As in the Time Patrol series, Anderson is good at writing his way around potential complications so that the reader is rarely troubled by them. The question in the preceding paragraph occurred to me only when writing about The Corridors of Time. Another potential problem arises when we are told that:
"Emergence cannot be precise, because the human body has a finite width equivalent to a couple of months. That was why we had to hold hands coming through – so we would not be separated by weeks." (60)
The Einsteinian space-time equivalence is not one body width to two months or "thirty-five days per foot" but one hundred and eighty six thousand miles to one second. (62)
Thor Wald, explains:
"Assuming, to keep the figures simple, that Robin lives to be a century old, he would then be roughly a foot thick, two feet wide, five feet five inches in height, and five hundred and eighty-six trillion, five hundred and sixty-nine billion, six hundred million miles in duration." (45)
Thus, Anderson’s corridors that endure for six thousand years would have to extend for six thousand light years in space before they were rotated into time but, in this novel, Anderson avoids mentioning Einsteinian space-time. If space-time equivalence is valid, then the simplest theory is that one of our three space dimensions becomes a corridor’s time dimension. It should be possible to construct a spatial corridor that allows entry to any period of the internal history of one of the corridors. This is another complication that Anderson does not need for the story that he wants to tell so it is not mentioned.

The First Moment

"The fact that he was really here, now, personally, stabbed into him."
-Poul Anderson, The Corridors Of Time, CHAPTER FIVE, p. 38.
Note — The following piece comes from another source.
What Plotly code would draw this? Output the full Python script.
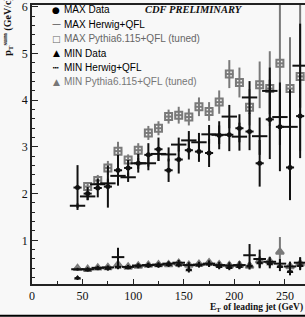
import plotly.graph_objects as go

et = [45, 55, 65, 75, 85, 95, 105, 115, 125, 135, 145, 155, 165, 175, 185, 195, 205, 215, 225, 235, 245, 255, 265]

max_data = [2.13, 2.00, 2.12, 2.15, 2.50, 2.55, 2.65, 2.83, 2.95, 2.50, 2.73, 2.93, 2.90, 2.87, 3.25, 3.26, 3.40, 3.33, 2.65, 3.59, 3.43, 2.56, 3.66]
max_data_err = [0.48, 0.14, 0.20, 0.45, 0.33, 0.17, 0.20, 0.25, 0.25, 0.25, 0.30, 0.20, 0.22, 0.30, 0.30, 0.35, 0.30, 0.40, 0.50, 0.85, 0.95, 0.70, 0.90]

max_herwig = [1.74, 1.94, 2.20, 2.22, 2.38, 2.35, 2.65, 2.65, 2.85, 2.84, 3.05, 3.14, 3.10, 3.27, 3.26, 3.65, 3.22, 4.06, 3.23, 4.20, 3.64, 3.43, 4.74]
max_herwig_err = [0.05, 0.08, 0.10, 0.10, 0.10, 0.10, 0.12, 0.15, 0.15, 0.15, 0.15, 0.20, 0.20, 0.20, 0.20, 0.25, 0.30, 0.35, 0.40, 0.50, 0.60, 0.80, 0.90]

max_pythia = [None, 2.15, 2.28, 2.55, 2.91, 2.72, 2.93, 3.30, 3.40, 3.65, 3.68, 3.64, 3.86, 3.76, 3.96, 4.56, 4.38, 3.85, 4.33, 4.25, 4.79, 4.25, 4.51]
max_pythia_err = [0, 0.08, 0.12, 0.15, 0.20, 0.12, 0.15, 0.15, 0.15, 0.15, 0.18, 0.18, 0.20, 0.20, 0.25, 0.30, 0.32, 0.39, 0.50, 0.80, 1.45, 1.10, 1.60]

min_data = [0.19, 0.37, 0.40, 0.40, 0.43, 0.42, 0.45, 0.46, 0.46, 0.48, 0.47, 0.37, 0.47, 0.49, 0.44, 0.42, 0.44, 0.45, 0.52, 0.50, 0.44, 0.33, 0.46]
min_data_err = [0.04, 0.04, 0.04, 0.05, 0.05, 0.04, 0.05, 0.05, 0.05, 0.05, 0.05, 0.06, 0.05, 0.06, 0.06, 0.06, 0.06, 0.07, 0.10, 0.10, 0.10, 0.08, 0.10]

min_herwig = [0.38, 0.38, 0.41, 0.42, 0.64, 0.43, 0.46, 0.47, 0.48, 0.50, 0.52, 0.47, 0.48, 0.50, 0.47, 0.46, 0.47, 0.68, 0.60, 0.54, 0.50, 0.44, 0.52]
min_herwig_err = [0.03, 0.03, 0.03, 0.04, 0.20, 0.04, 0.04, 0.05, 0.05, 0.05, 0.06, 0.06, 0.06, 0.07, 0.07, 0.07, 0.08, 0.24, 0.20, 0.10, 0.10, 0.10, 0.12]

min_pythia = [0.40, 0.38, 0.41, 0.42, 0.48, 0.43, 0.45, 0.47, 0.48, 0.48, 0.51, 0.47, 0.49, 0.52, 0.48, 0.46, 0.47, 0.45, 0.56, 0.55, 0.75, 0.44, 0.50]
min_pythia_err = [0.03, 0.03, 0.03, 0.03, 0.04, 0.04, 0.04, 0.04, 0.05, 0.05, 0.05, 0.05, 0.05, 0.06, 0.06, 0.06, 0.07, 0.08, 0.10, 0.10, 0.32, 0.10, 0.12]

legend_labels = ["MAX Data", "MAX Herwig+QFL", "MAX Pythia6.115+QFL (tuned)",
                 "MIN Data", "MIN Herwig+QFL", "MIN Pythia6.115+QFL (tuned)"]
legend_symbols = ["●", "—", "□", "▲", "┅", "▲"]
legend_colors = ["#000000", "#000000", "#666666", "#000000", "#000000", "#777777"]

BLACK = "#111111"
GRAY = "#7a7a7a"

fig = go.Figure()


def add(y, err, color, symbol, size, lw, xerr):
    fig.add_trace(go.Scatter(
        x=et, y=y, mode="markers",
        marker=dict(symbol=symbol, size=size, color=color,
                    line=dict(color=color, width=lw)),
        error_y=dict(type="data", array=err, color=color, thickness=2, width=0),
        error_x=dict(type="constant", value=xerr, color=color, thickness=2, width=0),
        showlegend=False, cliponaxis=True))


# Pythia (gray) first, then Herwig, then data on top
add(max_pythia, max_pythia_err, GRAY, "square-open", 7, 2, 4)
add(min_pythia, min_pythia_err, GRAY, "triangle-up-open", 7, 2, 3)
add(max_herwig, max_herwig_err, BLACK, "line-ew", 11, 2, 0)
add(min_herwig, min_herwig_err, BLACK, "line-ew", 9, 2, 0)
add(max_data, max_data_err, BLACK, "circle", 5, 0, 4)
add(min_data, min_data_err, BLACK, "triangle-up", 6, 0, 3)

L, T, PW, PH = 32, 3, 273, 281


def px(xp):
    return (xp - L) / PW


def py(yp):
    return (T + PH - yp) / PH


annotations = []
for i, (lab, sym, col) in enumerate(zip(legend_labels, legend_symbols, legend_colors)):
    yp = 8 + i * 14.5
    annotations.append(dict(x=px(56), y=py(yp), xref="paper", yref="paper",
                            text=sym, showarrow=False, xanchor="center", yanchor="middle",
                            font=dict(family="DejaVu Sans", size=9, color=col)))
    annotations.append(dict(x=px(62), y=py(yp), xref="paper", yref="paper",
                            text=lab, showarrow=False, xanchor="left", yanchor="middle",
                            font=dict(family="Liberation Sans", size=10, color=col)))

annotations.append(dict(x=px(143), y=py(8), xref="paper", yref="paper",
                        text="<b><i>CDF PRELIMINARY</i></b>", showarrow=False,
                        xanchor="left", yanchor="middle",
                        font=dict(family="Liberation Serif", size=10.5, color="#111")))
annotations.append(dict(x=1.0, y=py(308), xref="paper", yref="paper",
                        text="<b>E<sub>T</sub> of leading jet (GeV)</b>", showarrow=False,
                        xanchor="right", yanchor="middle",
                        font=dict(family="Liberation Serif", size=9.5, color="#111")))
annotations.append(dict(x=px(8), y=py(24), xref="paper", yref="paper",
                        text="<b>p<sub>T</sub><sup>sum</sup> (GeV/c)</b>", showarrow=False,
                        textangle=-90, xanchor="center", yanchor="middle",
                        font=dict(family="Liberation Serif", size=10, color="#111")))

fig.update_layout(
    width=305, height=317,
    margin=dict(l=L, r=0, t=T, b=317 - T - PH),
    paper_bgcolor="#f8f8f8", plot_bgcolor="#f8f8f8",
    showlegend=False,
    annotations=annotations,
    shapes=[dict(type="line", xref="paper", yref="paper", x0=px(0), x1=1.0,
                 y0=py(316), y1=py(316), line=dict(color="#000", width=2))],
    xaxis=dict(range=[0, 269.8], showgrid=False, zeroline=False,
               showline=True, linecolor="#222", linewidth=1.5, mirror=True,
               ticks="inside", ticklen=5, tickwidth=1, tickcolor="#222",
               tick0=0, dtick=50, ticklabeloverflow="allow",
               minor=dict(ticks="inside", ticklen=3, dtick=25, tickcolor="#222"),
               tickfont=dict(family="Liberation Serif", size=12, color="#111")),
    yaxis=dict(range=[0.064, 6.04], showgrid=False, zeroline=False,
               showline=True, linecolor="#222", linewidth=1.5,
               ticks="inside", ticklen=6, tickwidth=1, tickcolor="#222",
               tick0=0, dtick=1, ticklabeloverflow="allow",
               minor=dict(ticks="inside", ticklen=3, dtick=0.2, tickcolor="#222"),
               tickfont=dict(family="Liberation Serif", size=12, color="#111")),
)

fig.write_html("out.html", config={"displayModeBar": False},
               post_script="document.body.style.margin='0';document.body.style.overflow='hidden';")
"...here, now..." is pre-Danish Denmark,  1827 B.C.

"This was the first moment when the reality of time travel struck home to Everard..." (see Reality And Interpretation)

There has to be a first moment for everything and Poul Anderson makes it seem very real in both these cases.


Wednesday, 20 June 2018

Follow The Texts

I am about to sign off until some time tomorrow but, before I do, just look at how much we get out of Poul Anderson's texts, from Danish geography to medieval history. I happen to be interested in social philosophy but we discuss it here because Anderson does, not because I have brought it in as a hobbyhorse.

New points of interest can be found on multiple rereadings so, having just reread There Will Be Time and wanting to stay with the theme of historical and futuristic time travel, I have re-engaged with The Corridors Of Time and so far have read only as far as Chapter Four of twenty one.

Must go: meeting the guys in the Gregson.

A Simplistic Dichotomy And An Irreconcilable Antithesis

The Corridors Of Time, CHAPTER FOUR, p. 34.

Storm's take on the Wardens versus Rangers conflict:

Life as imagined against life as it is;
plan against organic development;
control against freedom;
overriding rationalism against animal wholeness;
the machine against the living flesh.

People on the wrong side:

Draco
Diocletian
Torquemada
Calvin
Locke
Voltaire
Napoleon
Marx
Lenin
Nietzsche
Arguellas
the author(s) of the Jovian Manifesto

Also wrong: the burning of the Confucian Willow Books (?).

Storm sure knows how to present a one-sided argument. When I was reading The Corridors Of Time for the very first time and before I had reached the description of a Ranger city, I thought that the Rangers were right and the Wardens wrong but, of course, the point is that both sides are one-sided.